Monday, July 12, 2010

Who Review: The Lodger

Good grief! For all my prattling on about The Time Meddler in my hyper-extended reviews of The War Games and "Amy's Choice" (or rather, my one-second blurb about "Amy's Choice" at the beginning of my "The Hungry Earth" review), I did not expect the twist at the end of "The Lodger."

Now, in my defense, there was a terrible bit of mis-casting going on here. The second incarnation of the Pilot looked an awful lot like the first victim. So I thought we were looking at a rip-off of that one early Angel episode where the killer takes over the body of its latest victim. That's entirely in line with what I expected from the guy who brought us gas-mask zombies and piranha shadows.

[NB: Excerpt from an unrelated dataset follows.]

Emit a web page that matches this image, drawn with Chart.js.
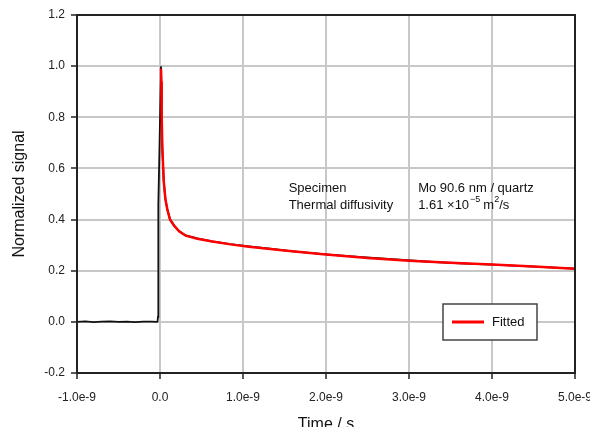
<!DOCTYPE html>
<html>
<head>
<meta charset="utf-8">
<script src="https://cdn.jsdelivr.net/npm/chart.js@4.4.1/dist/chart.umd.min.js"></script>
<style>
  html, body { margin: 0; padding: 0; background: #fff; }
  canvas { display: block; }
</style>
</head>
<body>
<canvas id="myChart" width="590" height="427"></canvas>
<script>
// times are kept in ns, the axis prints them as e-9 seconds
const measuredTime = [-1.0, -0.9, -0.8, -0.7, -0.6, -0.5, -0.4, -0.3, -0.2, -0.1, -0.04, -0.03,
  -0.024, -0.022, -0.018, -0.005, 0.012, 0.016, 0.02, 0.028, 0.045, 0.065, 0.088, 0.12, 0.17,
  0.23, 0.31, 0.45, 0.63, 0.85, 1.07, 1.3, 1.6, 2.0, 2.4, 2.8, 3.2, 3.6, 4.0, 4.5, 5.0];
const measuredSignal = [0.0, 0.002, -0.001, 0.001, 0.002, 0.0, 0.001, -0.001, 0.001, 0.001, 0.0, 0.001,
  0.02, 0.3, 0.46, 0.7, 1.0, 0.93, 0.8, 0.68, 0.55, 0.48, 0.44, 0.401, 0.377,
  0.355, 0.338, 0.326, 0.315, 0.304, 0.295, 0.287, 0.276, 0.264, 0.254, 0.245, 0.236, 0.229, 0.224, 0.216, 0.208];

const fittedTime = [0.012, 0.016, 0.02, 0.028, 0.045, 0.065, 0.088, 0.12, 0.17, 0.23, 0.31,
  0.45, 0.63, 0.85, 1.07, 1.5, 2.0, 2.5, 3.0, 3.5, 4.0, 4.5, 5.0];
const fittedSignal = [0.99, 0.94, 0.81, 0.68, 0.55, 0.48, 0.44, 0.40, 0.376, 0.354, 0.337,
  0.325, 0.314, 0.303, 0.294, 0.279, 0.263, 0.25, 0.239, 0.231, 0.224, 0.216, 0.208];

const xTicks = [-1, 0, 1, 2, 3, 4, 5];
const yTicks = [-0.2, 0, 0.2, 0.4, 0.6, 0.8, 1.0, 1.2];

const infoRows = [
  ['Specimen', 'Mo 90.6 nm / quartz'],
  ['Thermal diffusivity', '1.61 \u00d710']
];
const legendLabel = 'Fitted';

const FONT = '"Liberation Sans", Arial, sans-serif';

const toPoints = (xs, ys) => xs.map((t, i) => ({ x: t, y: ys[i] }));

// frame, text block and the small legend box inside the plot
const overlay = {
  id: 'overlay',
  afterDatasetsDraw(chart) {
    const { ctx, chartArea: a, scales: { x, y } } = chart;
    ctx.save();
    ctx.strokeStyle = '#222';
    ctx.lineWidth = 2;
    ctx.strokeRect(a.left, a.top, a.right - a.left, a.bottom - a.top);

    ctx.fillStyle = '#111';
    ctx.textBaseline = 'middle';
    ctx.textAlign = 'left';
    ctx.font = '13px ' + FONT;
    const c1 = x.getPixelForValue(1.55);
    const c2 = x.getPixelForValue(3.11);
    const r1 = y.getPixelForValue(0.52);
    const r2 = y.getPixelForValue(0.457);
    ctx.fillText(infoRows[0][0], c1, r1);
    ctx.fillText(infoRows[0][1], c2, r1);
    ctx.fillText(infoRows[1][0], c1, r2);

    // 1.61 x10^-5 m^2/s
    let px = c2;
    ctx.fillText(infoRows[1][1], px, r2);
    px += ctx.measureText(infoRows[1][1]).width;
    ctx.font = '9px ' + FONT;
    ctx.fillText('\u22125', px + 1, r2 - 5);
    px += ctx.measureText('\u22125').width + 4;
    ctx.font = '13px ' + FONT;
    ctx.fillText('m', px, r2);
    px += ctx.measureText('m').width;
    ctx.font = '9px ' + FONT;
    ctx.fillText('2', px, r2 - 5);
    px += ctx.measureText('2').width;
    ctx.font = '13px ' + FONT;
    ctx.fillText('/s', px, r2);

    // legend
    const bx = a.right - 132, by = a.bottom - 69, bw = 94, bh = 36;
    ctx.fillStyle = '#fff';
    ctx.fillRect(bx, by, bw, bh);
    ctx.strokeStyle = '#444';
    ctx.lineWidth = 1.5;
    ctx.strokeRect(bx, by, bw, bh);
    ctx.strokeStyle = '#ff0000';
    ctx.lineWidth = 3;
    ctx.beginPath();
    ctx.moveTo(bx + 9, by + bh / 2);
    ctx.lineTo(bx + 41, by + bh / 2);
    ctx.stroke();
    ctx.fillStyle = '#111';
    ctx.font = '13px ' + FONT;
    ctx.fillText(legendLabel, bx + 49, by + bh / 2);
    ctx.restore();
  }
};

const gridStyle = {
  color: '#c8c8c8',
  lineWidth: 2,
  tickColor: '#222',
  tickLength: 6,
  tickWidth: 1.5
};

new Chart(document.getElementById('myChart'), {
  type: 'line',
  data: {
    datasets: [
      {
        label: legendLabel,
        data: toPoints(fittedTime, fittedSignal),
        borderColor: '#ff0000',
        borderWidth: 2.5,
        pointRadius: 0,
        tension: 0
      },
      {
        label: 'Measured',
        data: toPoints(measuredTime, measuredSignal),
        borderColor: '#111',
        borderWidth: 1.8,
        pointRadius: 0,
        tension: 0
      }
    ]
  },
  options: {
    responsive: false,
    animation: false,
    devicePixelRatio: 1,
    layout: { padding: { top: 15, right: 15, left: 0, bottom: 0 } },
    plugins: {
      legend: { display: false },
      tooltip: { enabled: false }
    },
    scales: {
      x: {
        type: 'linear',
        min: -1,
        max: 5,
        grid: gridStyle,
        border: { color: '#222', width: 2 },
        afterBuildTicks: s => { s.ticks = xTicks.map(v => ({ value: v })); },
        afterFit: s => { s.height = 54; s.paddingLeft = 0; s.paddingRight = 0; },
        ticks: {
          padding: 11,
          color: '#222',
          font: { family: FONT, size: 12 },
          maxRotation: 0,
          autoSkip: false,
          callback: v => (v === 0 ? '0.0' : v.toFixed(1) + 'e-9')
        },
        title: {
          display: true,
          text: 'Time / s',
          color: '#111',
          font: { family: FONT, size: 16 },
          padding: { top: 0, bottom: -7.5 }
        }
      },
      y: {
        min: -0.2,
        max: 1.2,
        grid: gridStyle,
        border: { color: '#222', width: 2 },
        afterBuildTicks: s => { s.ticks = yTicks.map(v => ({ value: v })); },
        afterFit: s => { s.width = 77; s.paddingTop = 0; s.paddingBottom = 0; },
        ticks: {
          padding: 6,
          color: '#222',
          font: { family: FONT, size: 12 },
          callback: v => v.toFixed(1)
        },
        title: {
          display: true,
          text: 'Normalized signal',
          color: '#111',
          font: { family: FONT, size: 16 },
          padding: { top: 10, bottom: 0 }
        }
      }
    }
  },
  plugins: [overlay]
});
</script>
</body>
</html>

Okay, bits that worked: sidelining the compaion and the TARDIS and very nicely forcing the Doctor to work without his sonic screwdriver for one (again). I even forgot, until this episode, that each of the regulars has to miss one episode a year. This was a great way to write Amy out for a little while, and the parts with the Doctor trying to be a normal person were easily this episode's greatest selling point.

Bits that didn't: there's no nice way to get around this. This is a story where two people manage to realize that they're in love with each other (and thus conveniently save the planet), but even though the Doctor figures this out in no time, he's still overly obsessed with trying to solve the mystery. The Doctor being Mr. Awesome Football/Soccer player was, er, well...
...and here's the other problem with the story. It forces the Doctor to be a lot thicker about Humanity than he's been in the past. He's way off on their customs, even though Tennant et al never really had this problem. And yet, this is yet another episode, along with "The Eleventh Hour," "Vampires of Venice," and "Vincent and the Doctor," that goes to extreme lengths to assure us that yes, this is the same show that once starred William Hartnell back in the Beatles' heyday.

My complaints about this episode, then, are basically my same complaints for the entire season so far: Moffat and co. are too comfortable to sit tight in areas they should be branching out, too continuity-minded (and here an absolutely grisly thought crosses my mind, because continuity-obsessed JNT was rather good in his first few seasons too)... and yet they don't seem to be entirely sure who the Doctor is. The best episode so far this season ("Cold Blood," in case you needed to be told) was nearly wrecked because the Silurian leader was so unlike any reptile ever seen before on the show. Here is the paradox: on the one hand, they're determined to remind us that this is Doctor Who we're watching, and on the other hand, they're trying to change it. They should be trying harder.

Look. We understand that change happens. This is a program that thrives on it. When the original star became too sick to work, he was written out. When the color budget wouldn't let them go to a new planet every month, the show was grounded on Earth for three years. In fact, some of the worst bits of the show (Pertwee's last year, Tom Baker's last few years, the last few years of Classic Who) are bad because important people (Letts, Dicks, Pertwee, Baker, Nathan-Turner) were too set in their ways. Steven Moffat is not RTD, nor is he JNT, Graham Williams, Phillip Hinchcliffe, Barry Letts, Derrick Sherwin, Peter Bryant, Innes Lloyd, John Wiles, or Verity Lambert. It's time he embraced that.